For urban demolition contractors
managing tight site schedules, restricted working hours, and proximity to
occupied buildings, this operational profile addresses real constraints that
conventional equipment cannot.
COMPLIANCE, CIRCULAR ECONOMY, AND
WHAT COMES NEXT
India's C&D Waste Management
Rules mandate that demolition contractors make provisions for the segregation
and recycling of waste generated from demolition activity.

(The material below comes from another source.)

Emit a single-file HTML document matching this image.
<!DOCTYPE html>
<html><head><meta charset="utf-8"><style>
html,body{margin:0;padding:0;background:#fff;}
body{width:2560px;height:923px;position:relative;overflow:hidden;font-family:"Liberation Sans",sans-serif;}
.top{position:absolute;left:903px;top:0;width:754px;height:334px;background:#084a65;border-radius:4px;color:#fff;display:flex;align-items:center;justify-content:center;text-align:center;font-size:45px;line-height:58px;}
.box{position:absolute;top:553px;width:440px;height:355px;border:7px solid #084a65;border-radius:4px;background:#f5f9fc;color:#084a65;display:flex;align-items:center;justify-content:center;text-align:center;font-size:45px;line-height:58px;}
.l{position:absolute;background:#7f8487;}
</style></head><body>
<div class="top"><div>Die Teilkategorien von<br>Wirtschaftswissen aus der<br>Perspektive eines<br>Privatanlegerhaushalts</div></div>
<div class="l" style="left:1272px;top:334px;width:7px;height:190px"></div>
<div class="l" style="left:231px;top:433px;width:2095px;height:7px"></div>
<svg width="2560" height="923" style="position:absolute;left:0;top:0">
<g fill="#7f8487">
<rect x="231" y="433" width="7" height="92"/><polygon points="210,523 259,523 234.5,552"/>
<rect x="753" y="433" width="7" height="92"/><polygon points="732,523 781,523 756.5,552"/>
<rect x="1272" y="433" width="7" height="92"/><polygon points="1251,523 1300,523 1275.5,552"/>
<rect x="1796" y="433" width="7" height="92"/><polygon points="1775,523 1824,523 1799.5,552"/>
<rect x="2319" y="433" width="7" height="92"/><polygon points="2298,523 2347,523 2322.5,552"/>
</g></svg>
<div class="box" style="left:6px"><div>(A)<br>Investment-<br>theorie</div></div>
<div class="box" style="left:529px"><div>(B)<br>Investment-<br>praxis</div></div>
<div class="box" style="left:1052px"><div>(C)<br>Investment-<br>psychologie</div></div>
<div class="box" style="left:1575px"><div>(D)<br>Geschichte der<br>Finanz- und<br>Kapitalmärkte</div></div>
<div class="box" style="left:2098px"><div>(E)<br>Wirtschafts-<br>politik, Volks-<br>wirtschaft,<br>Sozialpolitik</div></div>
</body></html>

Enforcement is
uneven, but the direction is clear: unmanaged dumping of demolition debris is
both a regulatory liability and an increasingly visible ESG concern for
infrastructure developers and EPC companies that engage demolition
subcontractors.
On-site recycling using
attachment-based crushing directly supports regulatory compliance — waste is
processed at the point of generation, graded to usable specification, and
either reused on site or supplied to verified buyers. The documentation trail
for material movement is simplified, and the landfill burden is eliminated.
MB Crusher India will continue to support contractors across Delhi NCR and other urban markets with application engineering, operator training, and product deployment guidance. The MB-L Series — including the MB-L120, MB-L160, and MB-L200 — covers a range of carrier machine sizes and output requirements, making the technology accessible to contractors operating everything from mini backhoes to mid-size excavators.